- [Required work]:
Copy everything in the data below exactly except the pictures.

========

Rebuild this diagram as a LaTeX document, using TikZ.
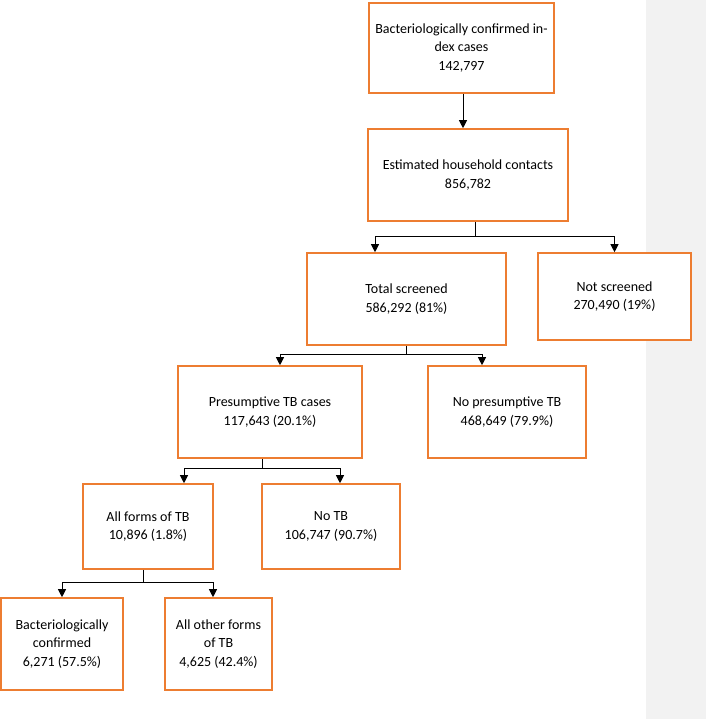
\documentclass[tikz,border=0pt]{standalone}
\usepackage{fontspec}
\setmainfont{Carlito}
\usepackage{tikz}
\usetikzlibrary{arrows.meta, positioning, calc}

\definecolor{boxorange}{HTML}{ED7D31}
\definecolor{stripgray}{HTML}{F2F2F2}

\begin{document}
\begin{tikzpicture}[
    x=1pt, y=-1pt,
    >={Triangle[length=8pt, width=8pt]},
    stage/.style={
        rectangle,
        draw=boxorange,
        line width=1.6pt,
        fill=white,
        align=center,
        inner sep=2pt,
        font=\fontsize{14}{18.5}\selectfont
    },
    flow/.style={
        ->,
        line width=1pt,
        black
    }
]

\useasboundingbox (0,0) rectangle (706,719);

% =============== FAIXA CINZA (direita) ===============
\fill[stripgray] (646,0) rectangle (706,719);

% =============== CASOS ÍNDICE E CONTATOS ===============
\node[stage, minimum width=185pt, minimum height=90pt] (index) at (461.5, 48)
    {Bacteriologically confirmed in-\\dex cases\\142,797};
\node[stage, minimum width=200pt, minimum height=92pt] (contacts) at (468, 175)
    {Estimated household contacts\\856,782};

% =============== TRIAGEM ===============
\node[stage, minimum width=199pt, minimum height=92pt] (screened) at (406.5, 299)
    {Total screened\\586,292 (81\%)};
\node[stage, minimum width=153pt, minimum height=87pt] (notscreened) at (614.5, 296.5)
    {Not screened\\270,490 (19\%)};

% =============== CASOS PRESUNTIVOS ===============
\node[stage, minimum width=184pt, minimum height=92pt] (presump) at (270, 412)
    {Presumptive TB cases\\117,643 (20.1\%)};
\node[stage, minimum width=158pt, minimum height=92pt] (nopresump) at (507, 412)
    {No presumptive TB\\468,649 (79.9\%)};

% =============== DIAGNÓSTICO ===============
\node[stage, minimum width=130pt, minimum height=85pt] (alltb) at (148, 526.5)
    {All forms of TB\\10,896 (1.8\%)};
\node[stage, minimum width=138pt, minimum height=85pt] (notb) at (331, 526.5)
    {No TB\\106,747 (90.7\%)};

\node[stage, minimum width=122pt, minimum height=92pt] (bactconf) at (62, 644)
    {Bacteriologically\\confirmed\\6,271 (57.5\%)};
\node[stage, minimum width=107pt, minimum height=92pt] (othertb) at (218.5, 644)
    {All other forms\\of TB\\4,625 (42.4\%)};

% =============== LIGAÇÕES ===============
\draw[flow] ([xshift=1.5pt]index.south) -- ([xshift=1.5pt]index.south |- contacts.north);

\coordinate (split1) at ($(contacts.south)+(7,15)$);
\draw[flow] ([xshift=7pt]contacts.south) -- (split1) -| ([xshift=-31.5pt]screened.north);
\draw[flow] (split1) -| (notscreened.north);

\coordinate (split2) at ($(screened.south)+(0,9)$);
\draw[flow] (screened.south) -- (split2) -| ([xshift=10pt]presump.north);
\draw[flow] (split2) -| ([xshift=-25pt]nopresump.north);

\coordinate (split3) at ($(presump.south)+(-8,10)$);
\draw[flow] ([xshift=-8pt]presump.south) -- (split3) -| ([xshift=36pt]alltb.north);
\draw[flow] (split3) -| ([xshift=9pt]notb.north);

\coordinate (split4) at ($(alltb.south)+(-5,13)$);
\draw[flow] ([xshift=-5pt]alltb.south) -- (split4) -| (bactconf.north);
\draw[flow] (split4) -| ([xshift=-5.5pt]othertb.north);

\end{tikzpicture}
\end{document}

========

- [Complete response]:
Rebuild this diagram as a LaTeX document, using TikZ.
\documentclass[tikz,border=0pt]{standalone}
\usepackage{fontspec}
\setmainfont{Carlito}
\usepackage{tikz}
\usetikzlibrary{arrows.meta, positioning, calc}

\definecolor{boxorange}{HTML}{ED7D31}
\definecolor{stripgray}{HTML}{F2F2F2}

\begin{document}
\begin{tikzpicture}[
    x=1pt, y=-1pt,
    >={Triangle[length=8pt, width=8pt]},
    stage/.style={
        rectangle,
        draw=boxorange,
        line width=1.6pt,
        fill=white,
        align=center,
        inner sep=2pt,
        font=\fontsize{14}{18.5}\selectfont
    },
    flow/.style={
        ->,
        line width=1pt,
        black
    }
]

\useasboundingbox (0,0) rectangle (706,719);

% =============== FAIXA CINZA (direita) ===============
\fill[stripgray] (646,0) rectangle (706,719);

% =============== CASOS ÍNDICE E CONTATOS ===============
\node[stage, minimum width=185pt, minimum height=90pt] (index) at (461.5, 48)
    {Bacteriologically confirmed in-\\dex cases\\142,797};
\node[stage, minimum width=200pt, minimum height=92pt] (contacts) at (468, 175)
    {Estimated household contacts\\856,782};

% =============== TRIAGEM ===============
\node[stage, minimum width=199pt, minimum height=92pt] (screened) at (406.5, 299)
    {Total screened\\586,292 (81\%)};
\node[stage, minimum width=153pt, minimum height=87pt] (notscreened) at (614.5, 296.5)
    {Not screened\\270,490 (19\%)};

% =============== CASOS PRESUNTIVOS ===============
\node[stage, minimum width=184pt, minimum height=92pt] (presump) at (270, 412)
    {Presumptive TB cases\\117,643 (20.1\%)};
\node[stage, minimum width=158pt, minimum height=92pt] (nopresump) at (507, 412)
    {No presumptive TB\\468,649 (79.9\%)};

% =============== DIAGNÓSTICO ===============
\node[stage, minimum width=130pt, minimum height=85pt] (alltb) at (148, 526.5)
    {All forms of TB\\10,896 (1.8\%)};
\node[stage, minimum width=138pt, minimum height=85pt] (notb) at (331, 526.5)
    {No TB\\106,747 (90.7\%)};

\node[stage, minimum width=122pt, minimum height=92pt] (bactconf) at (62, 644)
    {Bacteriologically\\confirmed\\6,271 (57.5\%)};
\node[stage, minimum width=107pt, minimum height=92pt] (othertb) at (218.5, 644)
    {All other forms\\of TB\\4,625 (42.4\%)};

% =============== LIGAÇÕES ===============
\draw[flow] ([xshift=1.5pt]index.south) -- ([xshift=1.5pt]index.south |- contacts.north);

\coordinate (split1) at ($(contacts.south)+(7,15)$);
\draw[flow] ([xshift=7pt]contacts.south) -- (split1) -| ([xshift=-31.5pt]screened.north);
\draw[flow] (split1) -| (notscreened.north);

\coordinate (split2) at ($(screened.south)+(0,9)$);
\draw[flow] (screened.south) -- (split2) -| ([xshift=10pt]presump.north);
\draw[flow] (split2) -| ([xshift=-25pt]nopresump.north);

\coordinate (split3) at ($(presump.south)+(-8,10)$);
\draw[flow] ([xshift=-8pt]presump.south) -- (split3) -| ([xshift=36pt]alltb.north);
\draw[flow] (split3) -| ([xshift=9pt]notb.north);

\coordinate (split4) at ($(alltb.south)+(-5,13)$);
\draw[flow] ([xshift=-5pt]alltb.south) -- (split4) -| (bactconf.north);
\draw[flow] (split4) -| ([xshift=-5.5pt]othertb.north);

\end{tikzpicture}
\end{document}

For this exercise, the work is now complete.